University Of California-Irvine, Irvine CA

Investigators

Abstract

This project will develop new computational tools to infer physical parameters such as object shape and optical properties of a scene from measured images such as photographs. These tools are essential for building digital twins of real-world objects and will enable new applications in a wide array of fields including computer vision, computational imaging, robotics, and virtual/augmented reality (VR/AR). Unlike many existing methods that are purely data-driven, this research will develop inference techniques that leverage a simulator of how light propagates. This simulator will be differentiable, meaning that it is possible to smoothly relate its control parameters to its decisions, offering a new level of generality and physical accuracy for recovering parameters reliably under complex scenarios such as illumination from reflected light. Project outcomes have the potential for broad impact by creating new areas in computer graphics and computational photonics.
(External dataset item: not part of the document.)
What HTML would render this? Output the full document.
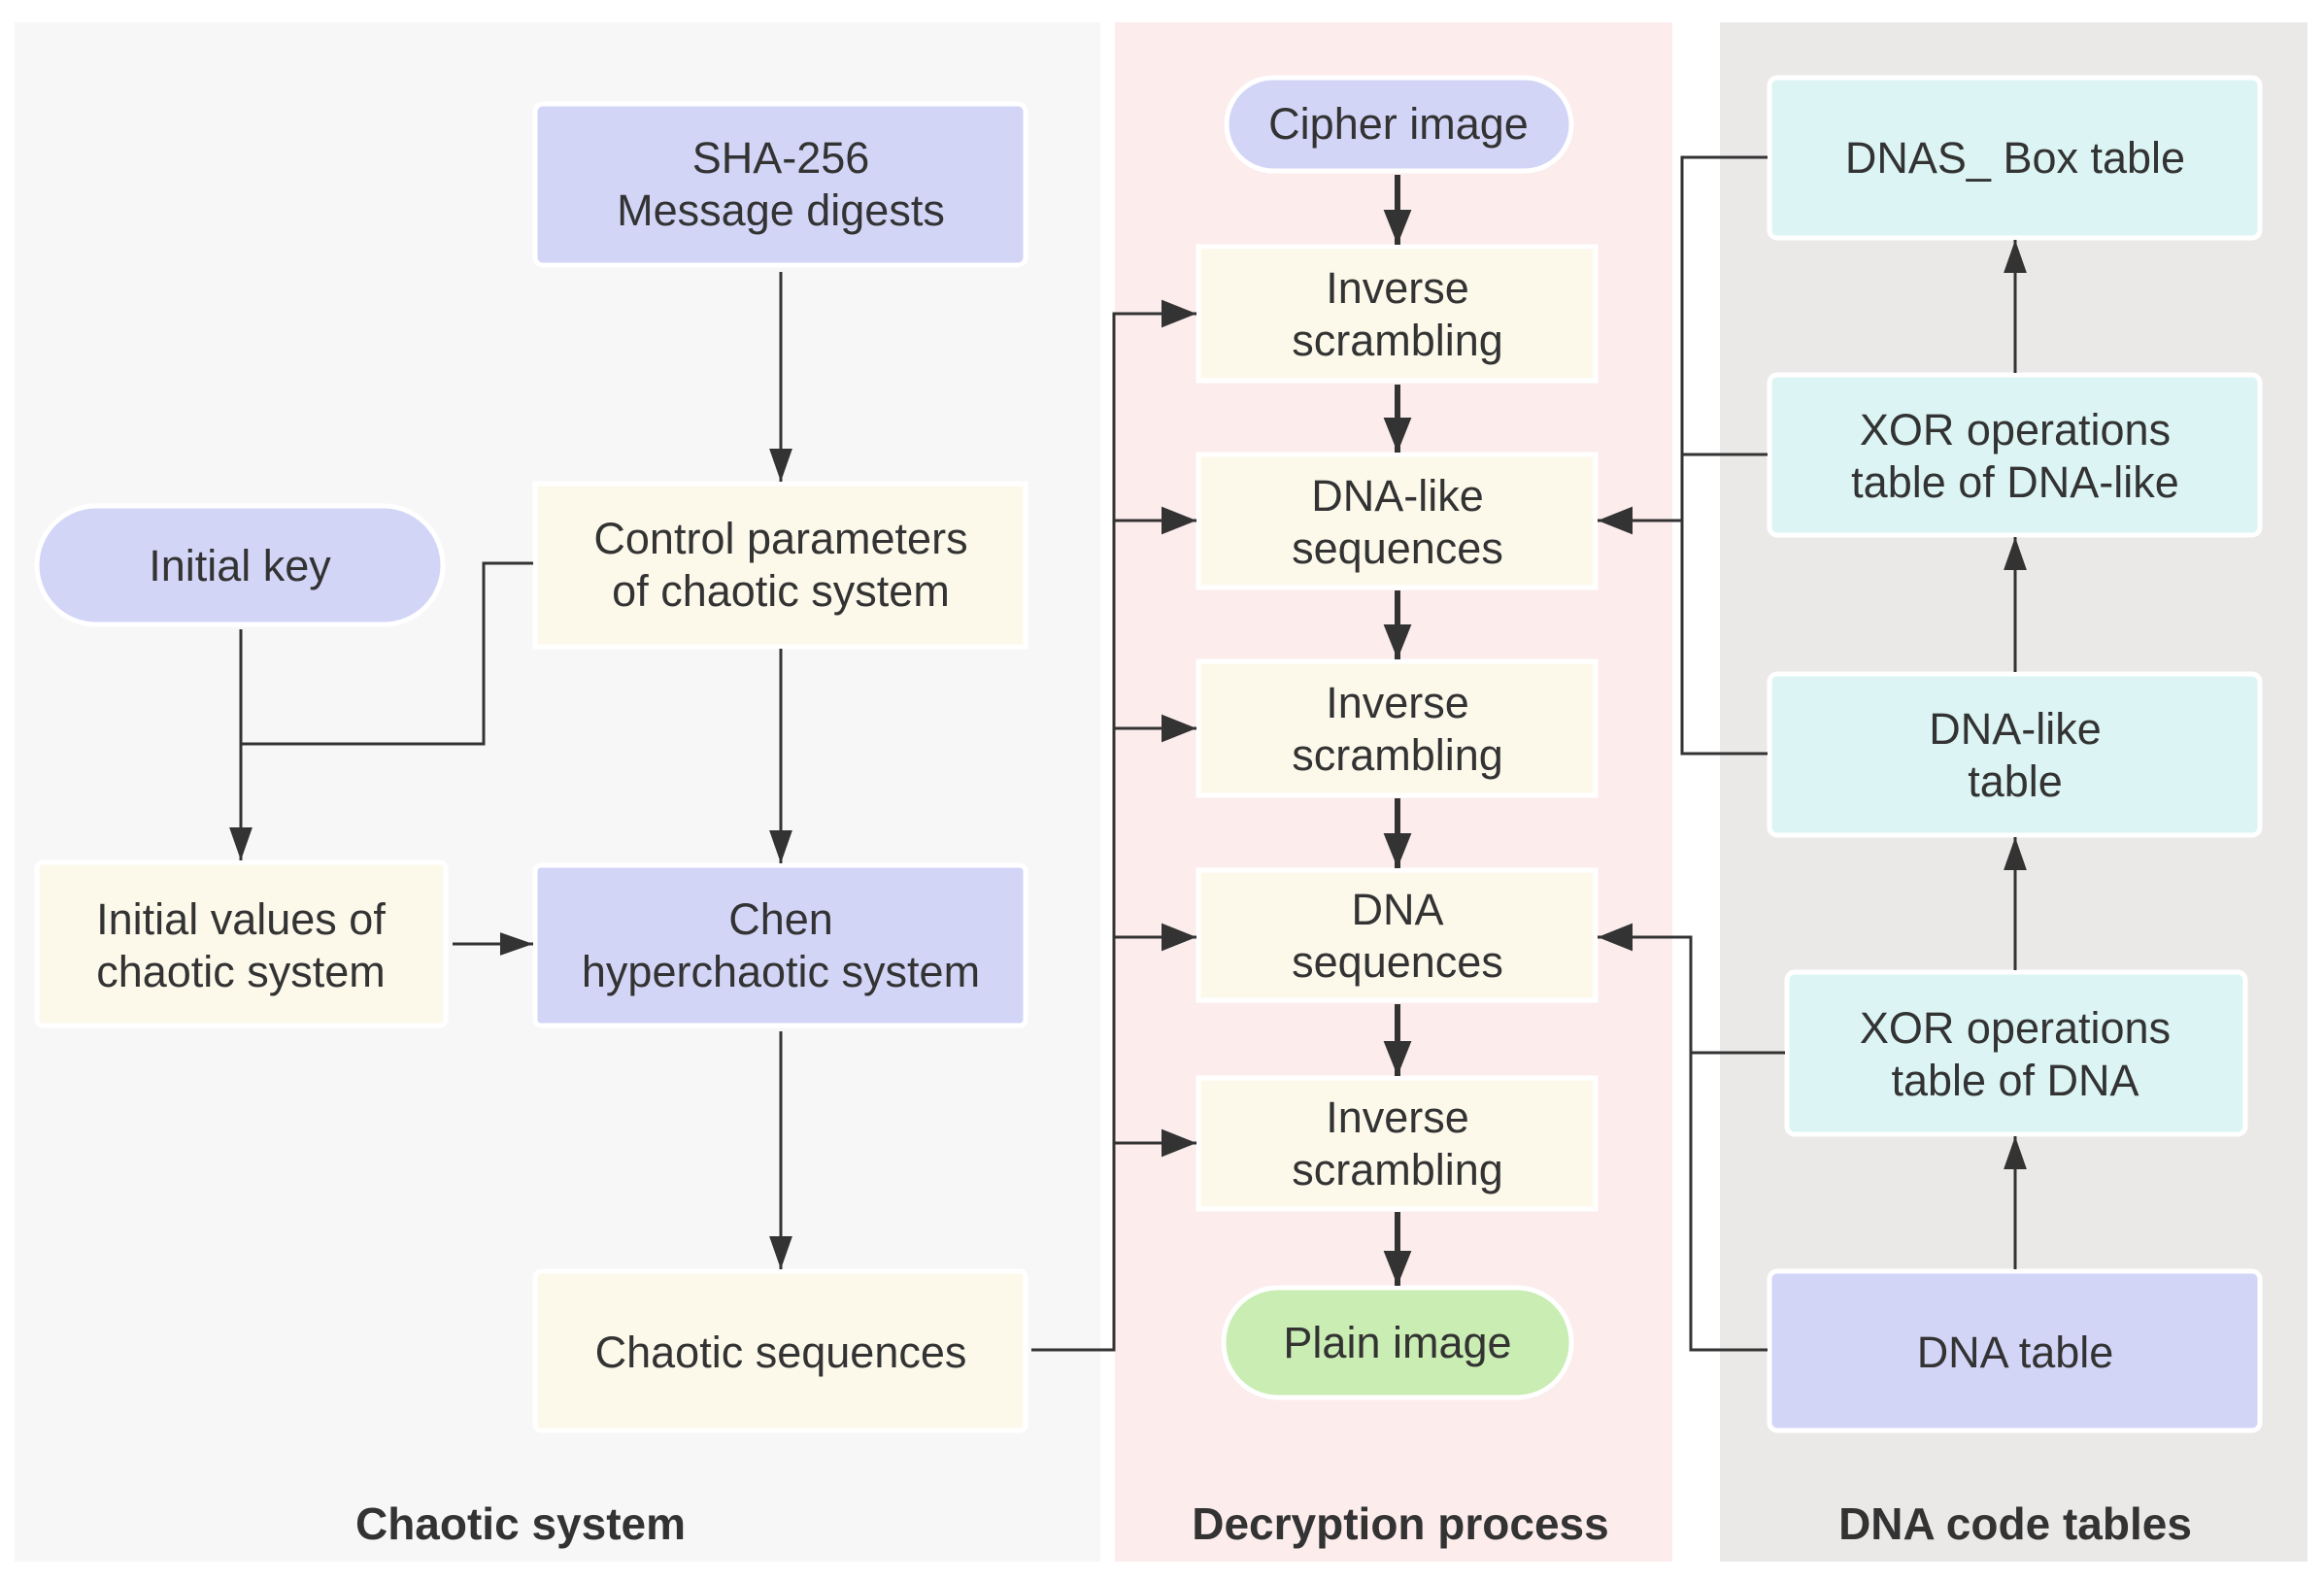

Additional broad impact will derive from the PI's commitment to promoting STEM education for underrepresented minorities, and from the project facilitating UCI’s outreach programs at the undergraduate and high school levels including lab visits to allow hands-on experience with software development. This research will enable differentiable and inverse rendering that is efficient, physically accurate, and sufficiently general to handle arbitrary scene parameters under a wide variety of light transport phenomena. The work will make the following four core contributions: first, devising new mathematical tools to describe how infinitesimal changes in a virtual scene affect the distribution of light, supporting a variety of light transport models including steady state, polarized, and transient; second, introducing physics-based differentiable rendering algorithms that enjoy the generality of the new formulations while providing low-variance derivative estimates; third, leveraging these algorithms to build differentiable rendering software systems capable of efficiently handling complex real-world configurations; and, lastly, utilizing the new algorithms and systems to introduce physics-based inverse rendering pipelines that offer a new level of generality and accuracy benefiting a wide array of applications. This award reflects NSF's statutory mission and has been deemed worthy of support through evaluation using the Foundation's intellectual merit and broader impacts review criteria.